Goal: Skip the pictures and extract all of the lines exactly as written.

Data extract:
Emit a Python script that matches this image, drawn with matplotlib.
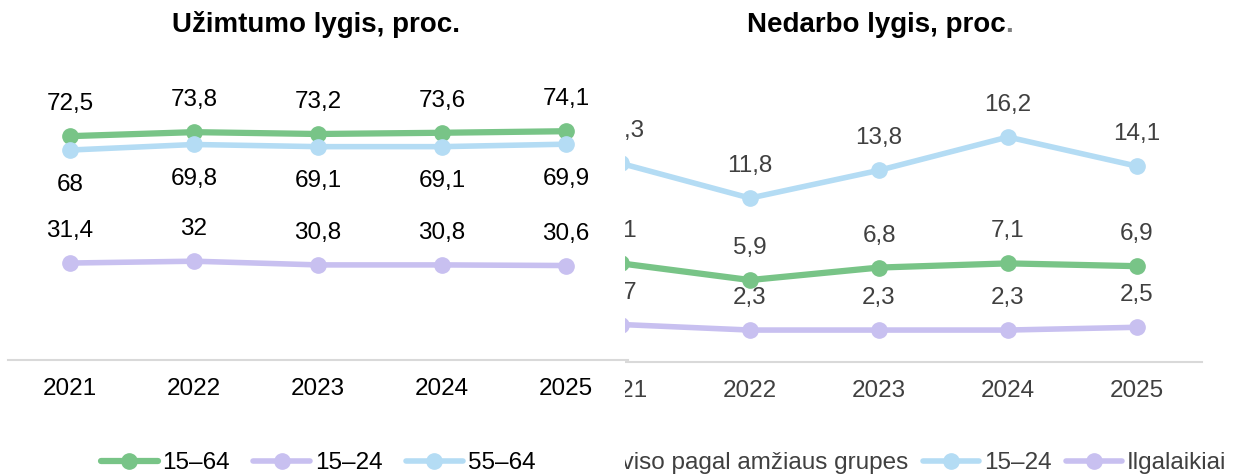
import matplotlib.pyplot as plt
from matplotlib.patches import Rectangle

plt.rcParams['font.family'] = ['Liberation Sans', 'DejaVu Sans']

# duomenys
years = ['2021', '2022', '2023', '2024', '2025']

emp_15_64 = [72.5, 73.8, 73.2, 73.6, 74.1]
emp_15_24 = [31.4, 32.0, 30.8, 30.8, 30.6]
emp_55_64 = [68.0, 69.8, 69.1, 69.1, 69.9]

unemp_total = [7.1, 5.9, 6.8, 7.1, 6.9]
unemp_15_24 = [14.3, 11.8, 13.8, 16.2, 14.1]
unemp_long = [2.7, 2.3, 2.3, 2.3, 2.5]

GREEN = '#78C487'
BLUE = '#B4DCF4'
PURPLE = '#C8C0F0'
W, H = 1237, 475
FS = 17.5


def fmt(v):
    return ('%g' % v).replace('.', ',')


def series(ax, vals, color, label, lw, below=False, tcolor='black'):
    x = list(range(len(vals)))
    line, = ax.plot(x, vals, color=color, lw=lw, marker='o', ms=11,
                    label=label, solid_capstyle='round')
    for xi, v in zip(x, vals):
        ax.annotate(fmt(v), (xi, v), xytext=(0, -25 if below else 23),
                    textcoords='offset points', ha='center', va='center',
                    fontsize=FS, color=tcolor)
    return line


def style(ax, tcolor):
    ax.set_xlim(-0.5, 4.5)
    for s in ['top', 'right', 'left']:
        ax.spines[s].set_visible(False)
    ax.spines['bottom'].set_color('#D9D9D9')
    ax.spines['bottom'].set_linewidth(1.5)
    ax.set_yticks([])
    ax.set_xticks(range(len(years)), years)
    ax.tick_params(axis='x', length=0, pad=13, labelsize=FS,
                   labelcolor=tcolor)
    ax.patch.set_visible(False)


fig = plt.figure(figsize=(W / 100, H / 100), dpi=100)

# kairė: užimtumas
ax1 = fig.add_axes([8 / W, 115 / H, 620 / W, 247 / H])
ax1.set_ylim(0, 80)
series(ax1, emp_15_64, GREEN, '15–64', 4.5)
series(ax1, emp_15_24, PURPLE, '15–24', 4)
series(ax1, emp_55_64, BLUE, '55–64', 4, below=True)
style(ax1, 'black')
fig.text(316 / W, 1 - 25 / H, 'Užimtumo lygis, proc.', ha='center',
         va='center', fontsize=20, fontweight='bold')
fig.legend(handles=ax1.get_lines(), loc='center', ncol=3,
           bbox_to_anchor=(318 / W, 12 / H), frameon=False, fontsize=FS,
           handlelength=2.35, handletextpad=0.2, columnspacing=0.95)

# dešinė: nedarbas (nukirpta kairėje)
ax2 = fig.add_axes([556.5 / W, 113 / H, 645 / W, 250 / H])
ax2.set_ylim(0, 18)
TC = '#404040'
series(ax2, unemp_total, GREEN, 'Iš viso pagal amžiaus grupes', 4.5, tcolor=TC)
series(ax2, unemp_15_24, BLUE, '15–24', 4, tcolor=TC)
series(ax2, unemp_long, PURPLE, 'Ilgalaikiai', 4, tcolor=TC)
style(ax2, TC)
t = fig.text(876 / W, 1 - 25 / H, 'Nedarbo lygis, proc', ha='center',
             va='center', fontsize=20, fontweight='bold')
dot = fig.text(0, 0, '.', fontsize=20, fontweight='bold', color='#7F7F7F')
leg2 = fig.legend(handles=ax2.get_lines(), loc='center right', ncol=3,
                  bbox_to_anchor=(1236 / W, 12 / H), borderaxespad=0,
                  frameon=False, fontsize=FS, handlelength=2.3,
                  handletextpad=0.2, columnspacing=0.6, labelcolor=TC)

fig.canvas.draw()
# taškas po antrašte
bb = t.get_window_extent()
dot.set_position((bb.x1 / W, bb.y0 / H))
dot.set_va('bottom')

clip = Rectangle((625 / W, 0), 1, 1, transform=fig.transFigure)
for a in ax2.findobj() + leg2.findobj():
    if a is ax2 or a is ax2.patch:
        continue
    a.set_clip_path(clip)
    a.set_clip_on(True)

fig.savefig('out.png', dpi=100, facecolor='white')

Worked answer:
Emit a Python script that matches this image, drawn with matplotlib.
import matplotlib.pyplot as plt
from matplotlib.patches import Rectangle

plt.rcParams['font.family'] = ['Liberation Sans', 'DejaVu Sans']

# duomenys
years = ['2021', '2022', '2023', '2024', '2025']

emp_15_64 = [72.5, 73.8, 73.2, 73.6, 74.1]
emp_15_24 = [31.4, 32.0, 30.8, 30.8, 30.6]
emp_55_64 = [68.0, 69.8, 69.1, 69.1, 69.9]

unemp_total = [7.1, 5.9, 6.8, 7.1, 6.9]
unemp_15_24 = [14.3, 11.8, 13.8, 16.2, 14.1]
unemp_long = [2.7, 2.3, 2.3, 2.3, 2.5]

GREEN = '#78C487'
BLUE = '#B4DCF4'
PURPLE = '#C8C0F0'
W, H = 1237, 475
FS = 17.5


def fmt(v):
    return ('%g' % v).replace('.', ',')


def series(ax, vals, color, label, lw, below=False, tcolor='black'):
    x = list(range(len(vals)))
    line, = ax.plot(x, vals, color=color, lw=lw, marker='o', ms=11,
                    label=label, solid_capstyle='round')
    for xi, v in zip(x, vals):
        ax.annotate(fmt(v), (xi, v), xytext=(0, -25 if below else 23),
                    textcoords='offset points', ha='center', va='center',
                    fontsize=FS, color=tcolor)
    return line


def style(ax, tcolor):
    ax.set_xlim(-0.5, 4.5)
    for s in ['top', 'right', 'left']:
        ax.spines[s].set_visible(False)
    ax.spines['bottom'].set_color('#D9D9D9')
    ax.spines['bottom'].set_linewidth(1.5)
    ax.set_yticks([])
    ax.set_xticks(range(len(years)), years)
    ax.tick_params(axis='x', length=0, pad=13, labelsize=FS,
                   labelcolor=tcolor)
    ax.patch.set_visible(False)


fig = plt.figure(figsize=(W / 100, H / 100), dpi=100)

# kairė: užimtumas
ax1 = fig.add_axes([8 / W, 115 / H, 620 / W, 247 / H])
ax1.set_ylim(0, 80)
series(ax1, emp_15_64, GREEN, '15–64', 4.5)
series(ax1, emp_15_24, PURPLE, '15–24', 4)
series(ax1, emp_55_64, BLUE, '55–64', 4, below=True)
style(ax1, 'black')
fig.text(316 / W, 1 - 25 / H, 'Užimtumo lygis, proc.', ha='center',
         va='center', fontsize=20, fontweight='bold')
fig.legend(handles=ax1.get_lines(), loc='center', ncol=3,
           bbox_to_anchor=(318 / W, 12 / H), frameon=False, fontsize=FS,
           handlelength=2.35, handletextpad=0.2, columnspacing=0.95)

# dešinė: nedarbas (nukirpta kairėje)
ax2 = fig.add_axes([556.5 / W, 113 / H, 645 / W, 250 / H])
ax2.set_ylim(0, 18)
TC = '#404040'
series(ax2, unemp_total, GREEN, 'Iš viso pagal amžiaus grupes', 4.5, tcolor=TC)
series(ax2, unemp_15_24, BLUE, '15–24', 4, tcolor=TC)
series(ax2, unemp_long, PURPLE, 'Ilgalaikiai', 4, tcolor=TC)
style(ax2, TC)
t = fig.text(876 / W, 1 - 25 / H, 'Nedarbo lygis, proc', ha='center',
             va='center', fontsize=20, fontweight='bold')
dot = fig.text(0, 0, '.', fontsize=20, fontweight='bold', color='#7F7F7F')
leg2 = fig.legend(handles=ax2.get_lines(), loc='center right', ncol=3,
                  bbox_to_anchor=(1236 / W, 12 / H), borderaxespad=0,
                  frameon=False, fontsize=FS, handlelength=2.3,
                  handletextpad=0.2, columnspacing=0.6, labelcolor=TC)

fig.canvas.draw()
# taškas po antrašte
bb = t.get_window_extent()
dot.set_position((bb.x1 / W, bb.y0 / H))
dot.set_va('bottom')

clip = Rectangle((625 / W, 0), 1, 1, transform=fig.transFigure)
for a in ax2.findobj() + leg2.findobj():
    if a is ax2 or a is ax2.patch:
        continue
    a.set_clip_path(clip)
    a.set_clip_on(True)

fig.savefig('out.png', dpi=100, facecolor='white')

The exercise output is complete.